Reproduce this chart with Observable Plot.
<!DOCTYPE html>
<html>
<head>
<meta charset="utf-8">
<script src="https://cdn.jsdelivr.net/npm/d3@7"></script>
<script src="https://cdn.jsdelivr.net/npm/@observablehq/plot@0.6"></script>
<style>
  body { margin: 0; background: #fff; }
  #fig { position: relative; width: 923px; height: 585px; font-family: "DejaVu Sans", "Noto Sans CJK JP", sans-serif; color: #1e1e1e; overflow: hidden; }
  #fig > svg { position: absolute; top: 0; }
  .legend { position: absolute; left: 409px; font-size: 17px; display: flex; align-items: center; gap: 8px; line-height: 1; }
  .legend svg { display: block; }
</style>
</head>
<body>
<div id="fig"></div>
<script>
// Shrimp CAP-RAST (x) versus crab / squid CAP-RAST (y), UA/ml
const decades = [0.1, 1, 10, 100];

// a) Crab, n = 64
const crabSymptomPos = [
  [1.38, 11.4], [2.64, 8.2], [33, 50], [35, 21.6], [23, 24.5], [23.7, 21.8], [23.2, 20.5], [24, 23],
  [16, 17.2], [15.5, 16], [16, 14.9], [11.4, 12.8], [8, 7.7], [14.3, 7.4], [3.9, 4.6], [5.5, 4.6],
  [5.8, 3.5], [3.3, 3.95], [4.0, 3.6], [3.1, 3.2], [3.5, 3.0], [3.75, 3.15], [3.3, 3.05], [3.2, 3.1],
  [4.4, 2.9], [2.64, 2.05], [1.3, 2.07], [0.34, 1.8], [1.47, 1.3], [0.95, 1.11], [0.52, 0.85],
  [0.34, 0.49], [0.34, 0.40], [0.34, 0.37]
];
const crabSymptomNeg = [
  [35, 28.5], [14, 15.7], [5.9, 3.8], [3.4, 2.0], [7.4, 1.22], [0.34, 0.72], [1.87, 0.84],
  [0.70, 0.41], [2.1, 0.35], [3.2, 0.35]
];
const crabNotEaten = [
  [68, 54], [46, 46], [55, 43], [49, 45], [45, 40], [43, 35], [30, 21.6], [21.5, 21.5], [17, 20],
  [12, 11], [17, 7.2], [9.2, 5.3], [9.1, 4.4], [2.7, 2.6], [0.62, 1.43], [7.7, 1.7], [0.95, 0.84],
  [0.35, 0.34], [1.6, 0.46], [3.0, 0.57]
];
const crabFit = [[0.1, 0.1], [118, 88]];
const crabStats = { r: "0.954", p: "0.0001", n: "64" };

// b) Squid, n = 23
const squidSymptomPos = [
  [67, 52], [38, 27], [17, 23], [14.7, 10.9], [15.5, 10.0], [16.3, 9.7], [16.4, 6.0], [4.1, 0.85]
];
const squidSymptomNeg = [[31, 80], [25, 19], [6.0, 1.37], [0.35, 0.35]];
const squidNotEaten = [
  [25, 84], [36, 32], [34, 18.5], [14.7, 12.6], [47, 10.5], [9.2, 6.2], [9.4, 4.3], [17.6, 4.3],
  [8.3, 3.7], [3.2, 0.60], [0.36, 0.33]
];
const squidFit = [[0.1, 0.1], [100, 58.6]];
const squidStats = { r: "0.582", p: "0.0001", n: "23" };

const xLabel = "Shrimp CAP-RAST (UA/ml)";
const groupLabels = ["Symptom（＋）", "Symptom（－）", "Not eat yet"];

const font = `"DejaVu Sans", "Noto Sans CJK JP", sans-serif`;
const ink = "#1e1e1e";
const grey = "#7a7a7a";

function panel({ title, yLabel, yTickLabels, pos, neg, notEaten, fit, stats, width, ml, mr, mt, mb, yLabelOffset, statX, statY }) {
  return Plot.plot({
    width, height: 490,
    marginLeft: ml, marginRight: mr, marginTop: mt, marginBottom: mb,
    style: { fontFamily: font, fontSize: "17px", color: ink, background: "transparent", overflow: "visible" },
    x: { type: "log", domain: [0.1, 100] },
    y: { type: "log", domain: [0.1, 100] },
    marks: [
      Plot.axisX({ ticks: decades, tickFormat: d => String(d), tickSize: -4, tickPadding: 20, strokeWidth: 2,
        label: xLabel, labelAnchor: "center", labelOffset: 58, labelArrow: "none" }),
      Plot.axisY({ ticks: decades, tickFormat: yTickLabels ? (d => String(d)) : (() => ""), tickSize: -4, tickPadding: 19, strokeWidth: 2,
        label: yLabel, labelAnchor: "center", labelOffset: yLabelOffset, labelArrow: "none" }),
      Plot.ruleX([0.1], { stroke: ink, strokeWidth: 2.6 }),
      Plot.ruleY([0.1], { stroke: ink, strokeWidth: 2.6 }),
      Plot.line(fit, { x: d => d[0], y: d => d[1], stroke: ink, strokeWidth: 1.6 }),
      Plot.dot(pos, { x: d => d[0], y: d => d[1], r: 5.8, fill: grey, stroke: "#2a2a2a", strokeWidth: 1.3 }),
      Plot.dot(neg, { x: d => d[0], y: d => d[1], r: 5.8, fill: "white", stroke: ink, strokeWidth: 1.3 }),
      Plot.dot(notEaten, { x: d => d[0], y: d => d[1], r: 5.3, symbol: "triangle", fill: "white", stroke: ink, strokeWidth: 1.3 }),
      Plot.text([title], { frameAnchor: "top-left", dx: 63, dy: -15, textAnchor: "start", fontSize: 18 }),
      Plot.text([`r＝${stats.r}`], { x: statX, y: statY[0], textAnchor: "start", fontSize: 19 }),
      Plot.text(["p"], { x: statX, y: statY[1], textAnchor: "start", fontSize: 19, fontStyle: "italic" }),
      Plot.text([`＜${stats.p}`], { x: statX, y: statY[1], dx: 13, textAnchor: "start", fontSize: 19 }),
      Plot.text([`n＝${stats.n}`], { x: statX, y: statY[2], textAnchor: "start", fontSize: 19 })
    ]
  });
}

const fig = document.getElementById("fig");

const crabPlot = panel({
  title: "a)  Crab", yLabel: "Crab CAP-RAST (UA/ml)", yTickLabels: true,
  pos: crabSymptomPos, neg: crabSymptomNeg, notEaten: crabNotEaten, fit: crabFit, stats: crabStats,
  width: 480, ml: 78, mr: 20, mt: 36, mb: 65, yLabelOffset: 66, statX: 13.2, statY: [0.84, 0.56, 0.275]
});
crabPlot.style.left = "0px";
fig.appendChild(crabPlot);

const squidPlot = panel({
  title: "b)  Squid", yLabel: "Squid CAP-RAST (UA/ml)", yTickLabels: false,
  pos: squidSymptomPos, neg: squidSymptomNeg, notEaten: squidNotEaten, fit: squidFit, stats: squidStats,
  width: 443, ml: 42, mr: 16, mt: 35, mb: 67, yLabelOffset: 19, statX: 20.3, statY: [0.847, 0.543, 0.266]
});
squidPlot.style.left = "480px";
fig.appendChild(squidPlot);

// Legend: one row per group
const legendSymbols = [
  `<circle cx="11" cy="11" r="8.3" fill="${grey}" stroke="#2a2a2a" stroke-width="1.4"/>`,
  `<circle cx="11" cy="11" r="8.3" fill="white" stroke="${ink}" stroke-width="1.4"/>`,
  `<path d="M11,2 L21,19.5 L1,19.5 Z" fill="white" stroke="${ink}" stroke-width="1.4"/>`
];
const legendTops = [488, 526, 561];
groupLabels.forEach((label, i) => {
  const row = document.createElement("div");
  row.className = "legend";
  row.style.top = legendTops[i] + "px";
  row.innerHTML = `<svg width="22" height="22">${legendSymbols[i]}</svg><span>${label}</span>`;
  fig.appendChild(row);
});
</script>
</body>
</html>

::::::

All the data must be duplicated exactly, with nothing added or removed.

### Exercise result:
Reproduce this chart with Observable Plot.
<!DOCTYPE html>
<html>
<head>
<meta charset="utf-8">
<script src="https://cdn.jsdelivr.net/npm/d3@7"></script>
<script src="https://cdn.jsdelivr.net/npm/@observablehq/plot@0.6"></script>
<style>
  body { margin: 0; background: #fff; }
  #fig { position: relative; width: 923px; height: 585px; font-family: "DejaVu Sans", "Noto Sans CJK JP", sans-serif; color: #1e1e1e; overflow: hidden; }
  #fig > svg { position: absolute; top: 0; }
  .legend { position: absolute; left: 409px; font-size: 17px; display: flex; align-items: center; gap: 8px; line-height: 1; }
  .legend svg { display: block; }
</style>
</head>
<body>
<div id="fig"></div>
<script>
// Shrimp CAP-RAST (x) versus crab / squid CAP-RAST (y), UA/ml
const decades = [0.1, 1, 10, 100];

// a) Crab, n = 64
const crabSymptomPos = [
  [1.38, 11.4], [2.64, 8.2], [33, 50], [35, 21.6], [23, 24.5], [23.7, 21.8], [23.2, 20.5], [24, 23],
  [16, 17.2], [15.5, 16], [16, 14.9], [11.4, 12.8], [8, 7.7], [14.3, 7.4], [3.9, 4.6], [5.5, 4.6],
  [5.8, 3.5], [3.3, 3.95], [4.0, 3.6], [3.1, 3.2], [3.5, 3.0], [3.75, 3.15], [3.3, 3.05], [3.2, 3.1],
  [4.4, 2.9], [2.64, 2.05], [1.3, 2.07], [0.34, 1.8], [1.47, 1.3], [0.95, 1.11], [0.52, 0.85],
  [0.34, 0.49], [0.34, 0.40], [0.34, 0.37]
];
const crabSymptomNeg = [
  [35, 28.5], [14, 15.7], [5.9, 3.8], [3.4, 2.0], [7.4, 1.22], [0.34, 0.72], [1.87, 0.84],
  [0.70, 0.41], [2.1, 0.35], [3.2, 0.35]
];
const crabNotEaten = [
  [68, 54], [46, 46], [55, 43], [49, 45], [45, 40], [43, 35], [30, 21.6], [21.5, 21.5], [17, 20],
  [12, 11], [17, 7.2], [9.2, 5.3], [9.1, 4.4], [2.7, 2.6], [0.62, 1.43], [7.7, 1.7], [0.95, 0.84],
  [0.35, 0.34], [1.6, 0.46], [3.0, 0.57]
];
const crabFit = [[0.1, 0.1], [118, 88]];
const crabStats = { r: "0.954", p: "0.0001", n: "64" };

// b) Squid, n = 23
const squidSymptomPos = [
  [67, 52], [38, 27], [17, 23], [14.7, 10.9], [15.5, 10.0], [16.3, 9.7], [16.4, 6.0], [4.1, 0.85]
];
const squidSymptomNeg = [[31, 80], [25, 19], [6.0, 1.37], [0.35, 0.35]];
const squidNotEaten = [
  [25, 84], [36, 32], [34, 18.5], [14.7, 12.6], [47, 10.5], [9.2, 6.2], [9.4, 4.3], [17.6, 4.3],
  [8.3, 3.7], [3.2, 0.60], [0.36, 0.33]
];
const squidFit = [[0.1, 0.1], [100, 58.6]];
const squidStats = { r: "0.582", p: "0.0001", n: "23" };

const xLabel = "Shrimp CAP-RAST (UA/ml)";
const groupLabels = ["Symptom（＋）", "Symptom（－）", "Not eat yet"];

const font = `"DejaVu Sans", "Noto Sans CJK JP", sans-serif`;
const ink = "#1e1e1e";
const grey = "#7a7a7a";

function panel({ title, yLabel, yTickLabels, pos, neg, notEaten, fit, stats, width, ml, mr, mt, mb, yLabelOffset, statX, statY }) {
  return Plot.plot({
    width, height: 490,
    marginLeft: ml, marginRight: mr, marginTop: mt, marginBottom: mb,
    style: { fontFamily: font, fontSize: "17px", color: ink, background: "transparent", overflow: "visible" },
    x: { type: "log", domain: [0.1, 100] },
    y: { type: "log", domain: [0.1, 100] },
    marks: [
      Plot.axisX({ ticks: decades, tickFormat: d => String(d), tickSize: -4, tickPadding: 20, strokeWidth: 2,
        label: xLabel, labelAnchor: "center", labelOffset: 58, labelArrow: "none" }),
      Plot.axisY({ ticks: decades, tickFormat: yTickLabels ? (d => String(d)) : (() => ""), tickSize: -4, tickPadding: 19, strokeWidth: 2,
        label: yLabel, labelAnchor: "center", labelOffset: yLabelOffset, labelArrow: "none" }),
      Plot.ruleX([0.1], { stroke: ink, strokeWidth: 2.6 }),
      Plot.ruleY([0.1], { stroke: ink, strokeWidth: 2.6 }),
      Plot.line(fit, { x: d => d[0], y: d => d[1], stroke: ink, strokeWidth: 1.6 }),
      Plot.dot(pos, { x: d => d[0], y: d => d[1], r: 5.8, fill: grey, stroke: "#2a2a2a", strokeWidth: 1.3 }),
      Plot.dot(neg, { x: d => d[0], y: d => d[1], r: 5.8, fill: "white", stroke: ink, strokeWidth: 1.3 }),
      Plot.dot(notEaten, { x: d => d[0], y: d => d[1], r: 5.3, symbol: "triangle", fill: "white", stroke: ink, strokeWidth: 1.3 }),
      Plot.text([title], { frameAnchor: "top-left", dx: 63, dy: -15, textAnchor: "start", fontSize: 18 }),
      Plot.text([`r＝${stats.r}`], { x: statX, y: statY[0], textAnchor: "start", fontSize: 19 }),
      Plot.text(["p"], { x: statX, y: statY[1], textAnchor: "start", fontSize: 19, fontStyle: "italic" }),
      Plot.text([`＜${stats.p}`], { x: statX, y: statY[1], dx: 13, textAnchor: "start", fontSize: 19 }),
      Plot.text([`n＝${stats.n}`], { x: statX, y: statY[2], textAnchor: "start", fontSize: 19 })
    ]
  });
}

const fig = document.getElementById("fig");

const crabPlot = panel({
  title: "a)  Crab", yLabel: "Crab CAP-RAST (UA/ml)", yTickLabels: true,
  pos: crabSymptomPos, neg: crabSymptomNeg, notEaten: crabNotEaten, fit: crabFit, stats: crabStats,
  width: 480, ml: 78, mr: 20, mt: 36, mb: 65, yLabelOffset: 66, statX: 13.2, statY: [0.84, 0.56, 0.275]
});
crabPlot.style.left = "0px";
fig.appendChild(crabPlot);

const squidPlot = panel({
  title: "b)  Squid", yLabel: "Squid CAP-RAST (UA/ml)", yTickLabels: false,
  pos: squidSymptomPos, neg: squidSymptomNeg, notEaten: squidNotEaten, fit: squidFit, stats: squidStats,
  width: 443, ml: 42, mr: 16, mt: 35, mb: 67, yLabelOffset: 19, statX: 20.3, statY: [0.847, 0.543, 0.266]
});
squidPlot.style.left = "480px";
fig.appendChild(squidPlot);

// Legend: one row per group
const legendSymbols = [
  `<circle cx="11" cy="11" r="8.3" fill="${grey}" stroke="#2a2a2a" stroke-width="1.4"/>`,
  `<circle cx="11" cy="11" r="8.3" fill="white" stroke="${ink}" stroke-width="1.4"/>`,
  `<path d="M11,2 L21,19.5 L1,19.5 Z" fill="white" stroke="${ink}" stroke-width="1.4"/>`
];
const legendTops = [488, 526, 561];
groupLabels.forEach((label, i) => {
  const row = document.createElement("div");
  row.className = "legend";
  row.style.top = legendTops[i] + "px";
  row.innerHTML = `<svg width="22" height="22">${legendSymbols[i]}</svg><span>${label}</span>`;
  fig.appendChild(row);
});
</script>
</body>
</html>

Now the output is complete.